Das Filmfestival in Locarno präsentierte Mitte August in der Sektion des Internationalen Wettbewerbs zwar nur zwei Filme von Regisseurinnen. Dafür überzeugten beide besonders in der Wahl und Umsetzung ihrer Themen. Ein Filmfest ist immer auch Indikator dafür, welche Problematiken für eine Gesellschaft derzeit eklatant oder akut sind. In den Filmen des Wettbewerbs, aber auch der anderen Sektionen, stach dabei ein Thema klar heraus: das der Familie bzw. des Zusammenbruchs der Familie und daraus folgende neue Formen des gesellschaftlichen Miteinanders.
HET ZUSJE VAN KATIA („Katias Sister“) von Mijke de Jong (zuletzt: 2007 „Tussenstand“) etwa behandelt wie eigentlich alle Filme der niederländischen Regisseurin, die auch eine Ausbildung als Sozialarbeiterin absolviert hat, ein gesellschaftliches Thema, inszeniert mit einer dokumentarischen Bildsprache. Hier steht eine 13Jährige im Mittelpunkt, die sich selbst nur als „Katias Schwester“ bezeichnet.
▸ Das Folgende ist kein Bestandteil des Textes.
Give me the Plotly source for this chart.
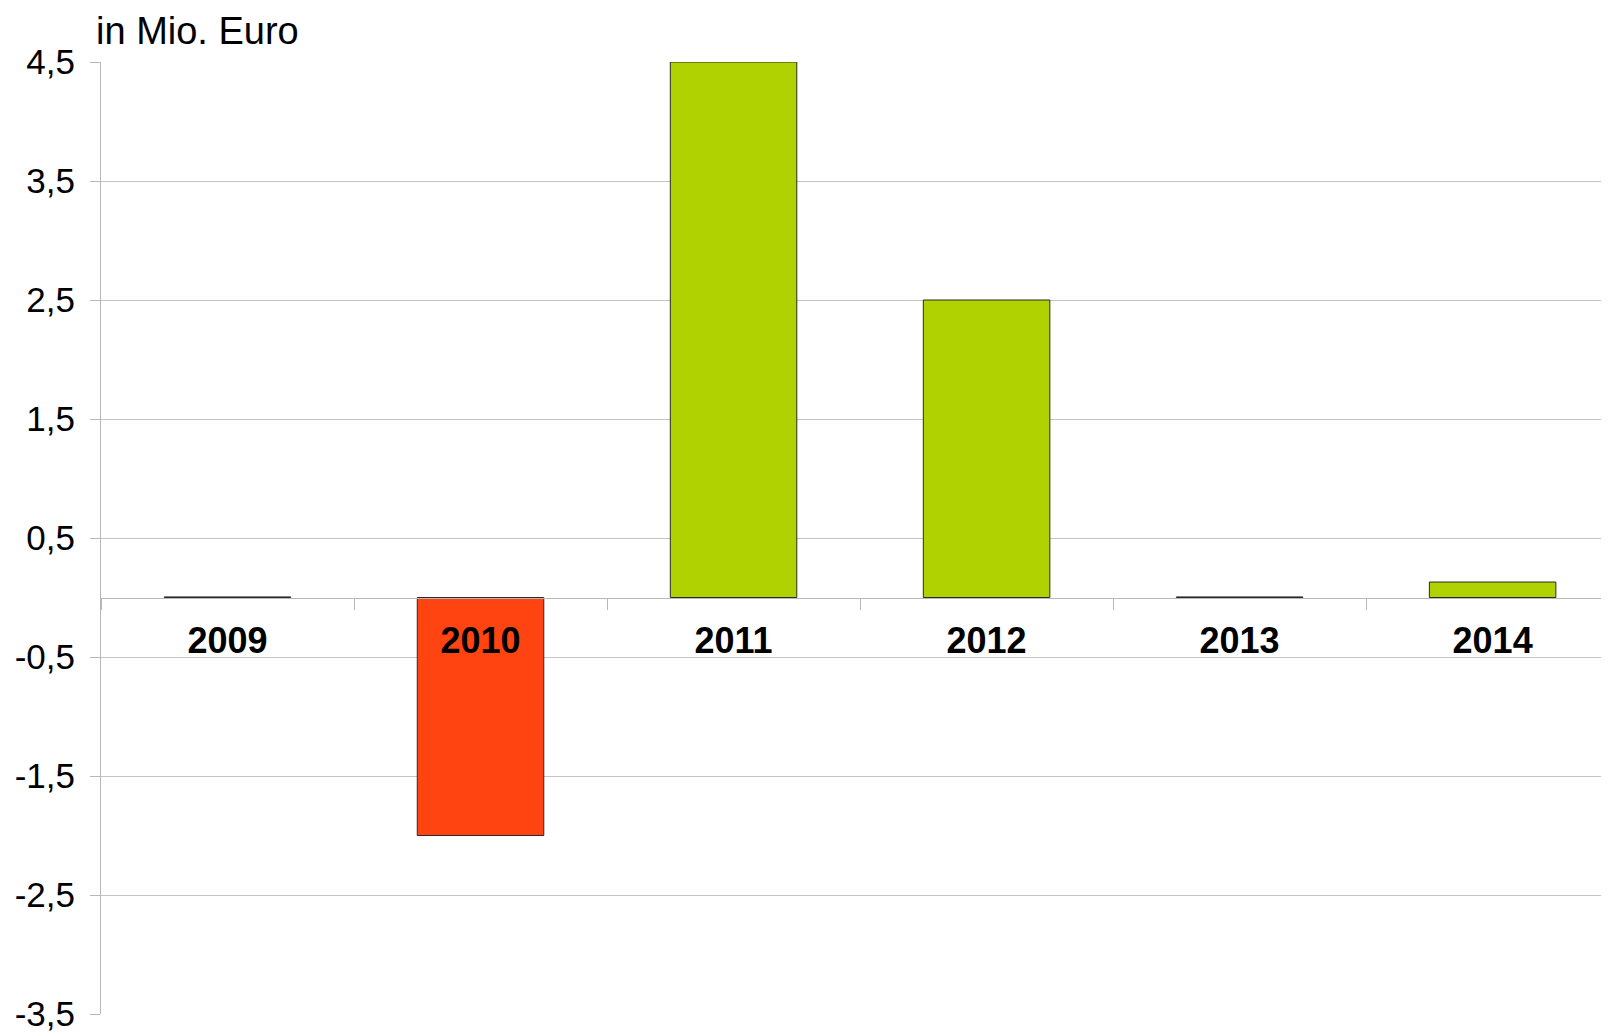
import plotly.graph_objects as go

years = ["2009", "2010", "2011", "2012", "2013", "2014"]
values = [0.005, -2.0, 4.5, 2.5, 0.005, 0.13]
bar_colors = ["#B0D200", "#FF4411", "#B0D200", "#B0D200", "#B0D200", "#B0D200"]
y_ticks = [-3.5, -2.5, -1.5, -0.5, 0.5, 1.5, 2.5, 3.5, 4.5]
y_tick_text = ["-3,5", "-2,5", "-1,5", "-0,5", "0,5", "1,5", "2,5", "3,5", "4,5"]

fig = go.Figure()
fig.add_trace(go.Bar(
    x=years, y=values,
    marker=dict(color=bar_colors, line=dict(color="#2a2a2a", width=1)),
    width=0.5,
))

fig.update_layout(
    width=1601, height=1026,
    margin=dict(l=93, r=0, t=54, b=20),
    paper_bgcolor="white", plot_bgcolor="white",
    showlegend=False,
    font=dict(family="Liberation Sans, Arial, sans-serif", color="black"),
    xaxis=dict(
        type="category",
        range=[-0.5, 5.46],
        anchor="free", position=0.4375,
        showline=True, linecolor="#b8b8b8", linewidth=1,
        ticks="outside", tickson="boundaries", ticklen=11, tickcolor="#b8b8b8",
        showgrid=False,
        tickfont=dict(size=36, family="Liberation Sans, Arial, sans-serif", color="black", weight="bold"),
        ticklabelstandoff=11,
    ),
    yaxis=dict(
        range=[-3.5, 4.5],
        tickvals=y_ticks, ticktext=y_tick_text,
        showgrid=True, gridcolor="#c4c4c4", gridwidth=1,
        zeroline=False,
        showline=True, linecolor="#b8b8b8", linewidth=1,
        ticks="outside", ticklen=10, tickcolor="#b8b8b8",
        tickfont=dict(size=35, color="black"),
        ticklabelstandoff=8,
    ),
    annotations=[dict(
        text="in Mio. Euro", xref="paper", yref="paper", x=0, y=1,
        xanchor="left", yanchor="middle", xshift=-7, yshift=31,
        showarrow=False, font=dict(size=38, color="black"),
    )],
)

fig.write_html("out.html")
Vernachlässigt von ihrer Familie – ihre Mutter, eine russische Immigrantin, prostituiert sich, die vergötterte große Schwester arbeitet als Stripperin in einem Nachtclub – geht Katias Schwester allein in den Straßen Amsterdams auf Kontaktsuche und baut sich mit der ihr eigentümlichen Naivität eine eigene Version von „Familie“ auf.
So wie dieser Film im Zusammenhang des Prozesses von Auflösung und Neuerfindung von Familie auch von Einsamkeit, Verlustängsten und Liebe handelt, verhält es sich auch mit dem zweiten Wettbewerbsbeitrag, der in Locarno mit dem Preis der Internationalen Jury, dem Silbernen Leoparden, ausgezeichnet wurde:
Die deutsch-polnische Koproduktion 33 SCENY Z ZYCIA („33 Scenes from Life“) von Malgoska Szumowska, die bereits mit ihrem Spielfilm „Ono“ (2004) auf der Berlinale beeindruckte, schildert das Auseinanderbrechen der Familienidylle der jungen Fotografin Julia (gespielt von Julia Jentsch) als Folge der plötzlichen und unheilbaren Krebserkrankung der Mutter. Julia verliert ihre schützende Umgebung, wird vor Entscheidungen gestellt und mit dem Erwachsenwerden genauso konfrontiert wie mit der Tatsache, dass es im Angesicht von Tod und Verlust keine angemessenen Verhaltensweisen gibt. Diese Unvorhersehbarkeit der eigenen Reaktionen, die Banalität und Absurdität des Geschehens gelang der Regisseurin, die selbst ebenfalls völlig unerwartet beide Eltern innerhalb von nur sechs Monaten verloren hat, mit einem sehr speziellen, „osteuropäischen“ Humor umzusetzen. Wenn die Traurigkeit nicht mehr auszuhalten ist, muss eben mal ein hysterischer Lachanfall Abhilfe schaffen. Inspiriert haben sie dabei die Filme von Aki Kaurismäki, so die Regisseurin nach der Vorstellung. Der Film, der übrigens im November vom Kölner Filmverleih Real Fiction in die Kinos gebracht wird, habe ihr Kraft gegeben, sie wisse nun mehr über das Leben. Und wir auch.